+++ Source data

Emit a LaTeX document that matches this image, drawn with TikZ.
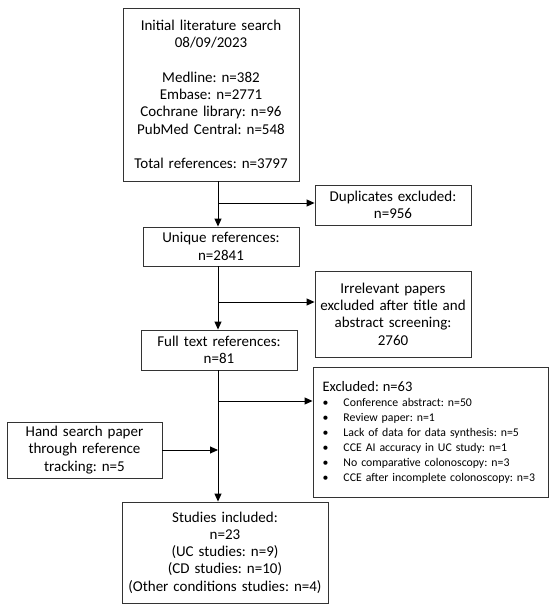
\documentclass[tikz,border=0pt]{standalone}
\usepackage{fontspec}
\setmainfont{Carlito}
\usepackage{tikz}
\usetikzlibrary{positioning, calc, arrows.meta}
\frenchspacing
\newcommand{\exitem}[1]{\mbox{\makebox[21pt][l]{\textbullet}#1}}

\begin{document}
\begin{tikzpicture}[
			x=1pt, y=-1pt,
			box/.style={rectangle, draw=black!80, line width=0.9pt, align=center, inner sep=0pt, font=\fontsize{15}{17.3}\selectfont},
			listbox/.style={box, align=left, font=\fontsize{11.8}{15}\selectfont},
			arrow/.style={line width=0.9pt, ->, >={Stealth[length=8pt, width=7pt, inset=0pt]}}
			]
			\useasboundingbox (0,0) rectangle (550,611);
			
			\node[box, minimum width=176pt, minimum height=173pt, text width=174pt] (search) at (211,94.5) {Initial literature search\\08/09/2023\\[17.3pt]Medline: n=382\\Embase: n=2771\\Cochrane library: n=96\\PubMed Central: n=548\\[17.3pt]Total references: n=3797};
			\node[box, minimum width=156pt, minimum height=40pt, text width=152pt] (dup) at (393,205) {Duplicates excluded:\\n=956};
			\node[box, minimum width=156pt, minimum height=39pt, text width=152pt] (unique) at (221,246.5) {Unique references:\\n=2841};
			\node[box, minimum width=156pt, minimum height=86pt, text width=152pt] (irrelevant) at (393,314) {Irrelevant papers\\excluded after title and\\abstract screening:\\2760};
			\node[box, minimum width=156pt, minimum height=40pt, text width=152pt] (fulltext) at (219,350) {Full text references:\\n=81};
			\node[listbox, minimum width=235pt, minimum height=130pt, text width=216pt] (excluded) at (430.5,432) {{\fontsize{14.5}{17.3}\selectfont Excluded: n=63}\\
				\exitem{Conference abstract: n=50}\\
				\exitem{Review paper: n=1}\\
				\exitem{Lack of data for data synthesis: n=5}\\
				\exitem{CCE AI accuracy in UC study: n=1}\\
				\exitem{No comparative colonoscopy: n=3}\\
				\exitem{CCE after incomplete colonoscopy: n=3}};
			\node[box, minimum width=155pt, minimum height=56pt, text width=152pt] (hand) at (84.5,450) {Hand search paper\\through reference\\tracking: n=5};
			\node[box, minimum width=206pt, minimum height=101pt, text width=202pt] (studies) at (225,552.5) {Studies included:\\n=23\\(UC studies: n=9)\\(CD studies: n=10)\\(Other conditions studies: n=4)};
			
			\coordinate (spine) at (218,0);
			\coordinate (split1) at (218,203);
			\coordinate (split2) at (218,302);
			\coordinate (split3) at (218,401);
			
			\draw[arrow] (search.south -| spine) -- (unique.north -| spine);
			\draw[arrow] (unique.south -| spine) -- (fulltext.north -| spine);
			\draw[arrow] (fulltext.south -| spine) -- (studies.north -| spine);
			
			\draw[arrow] (split1) -- (split1 -| dup.west);
			\draw[arrow] (split2) -- (split2 -| irrelevant.west);
			\draw[arrow] (split3) -- (split3 -| excluded.west);
			\draw[arrow] (hand.east) -- (hand.east -| spine);
			
		\end{tikzpicture}
\end{document}
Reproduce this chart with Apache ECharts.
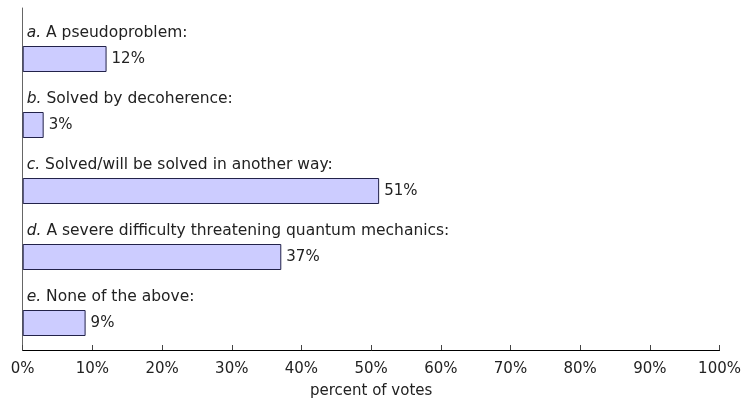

++++++

### Instructions for the task:
All of the data above should be quoted exactly, except for the pictures.

### Solution to the exercise:
Emit a LaTeX document that matches this image, drawn with TikZ.
\documentclass[tikz,border=0pt]{standalone}
\usepackage{fontspec}
\setmainfont{Carlito}
\usepackage{tikz}
\usetikzlibrary{positioning, calc, arrows.meta}
\frenchspacing
\newcommand{\exitem}[1]{\mbox{\makebox[21pt][l]{\textbullet}#1}}

\begin{document}
\begin{tikzpicture}[
			x=1pt, y=-1pt,
			box/.style={rectangle, draw=black!80, line width=0.9pt, align=center, inner sep=0pt, font=\fontsize{15}{17.3}\selectfont},
			listbox/.style={box, align=left, font=\fontsize{11.8}{15}\selectfont},
			arrow/.style={line width=0.9pt, ->, >={Stealth[length=8pt, width=7pt, inset=0pt]}}
			]
			\useasboundingbox (0,0) rectangle (550,611);
			
			\node[box, minimum width=176pt, minimum height=173pt, text width=174pt] (search) at (211,94.5) {Initial literature search\\08/09/2023\\[17.3pt]Medline: n=382\\Embase: n=2771\\Cochrane library: n=96\\PubMed Central: n=548\\[17.3pt]Total references: n=3797};
			\node[box, minimum width=156pt, minimum height=40pt, text width=152pt] (dup) at (393,205) {Duplicates excluded:\\n=956};
			\node[box, minimum width=156pt, minimum height=39pt, text width=152pt] (unique) at (221,246.5) {Unique references:\\n=2841};
			\node[box, minimum width=156pt, minimum height=86pt, text width=152pt] (irrelevant) at (393,314) {Irrelevant papers\\excluded after title and\\abstract screening:\\2760};
			\node[box, minimum width=156pt, minimum height=40pt, text width=152pt] (fulltext) at (219,350) {Full text references:\\n=81};
			\node[listbox, minimum width=235pt, minimum height=130pt, text width=216pt] (excluded) at (430.5,432) {{\fontsize{14.5}{17.3}\selectfont Excluded: n=63}\\
				\exitem{Conference abstract: n=50}\\
				\exitem{Review paper: n=1}\\
				\exitem{Lack of data for data synthesis: n=5}\\
				\exitem{CCE AI accuracy in UC study: n=1}\\
				\exitem{No comparative colonoscopy: n=3}\\
				\exitem{CCE after incomplete colonoscopy: n=3}};
			\node[box, minimum width=155pt, minimum height=56pt, text width=152pt] (hand) at (84.5,450) {Hand search paper\\through reference\\tracking: n=5};
			\node[box, minimum width=206pt, minimum height=101pt, text width=202pt] (studies) at (225,552.5) {Studies included:\\n=23\\(UC studies: n=9)\\(CD studies: n=10)\\(Other conditions studies: n=4)};
			
			\coordinate (spine) at (218,0);
			\coordinate (split1) at (218,203);
			\coordinate (split2) at (218,302);
			\coordinate (split3) at (218,401);
			
			\draw[arrow] (search.south -| spine) -- (unique.north -| spine);
			\draw[arrow] (unique.south -| spine) -- (fulltext.north -| spine);
			\draw[arrow] (fulltext.south -| spine) -- (studies.north -| spine);
			
			\draw[arrow] (split1) -- (split1 -| dup.west);
			\draw[arrow] (split2) -- (split2 -| irrelevant.west);
			\draw[arrow] (split3) -- (split3 -| excluded.west);
			\draw[arrow] (hand.east) -- (hand.east -| spine);
			
		\end{tikzpicture}
\end{document}
Reproduce this chart with Apache ECharts.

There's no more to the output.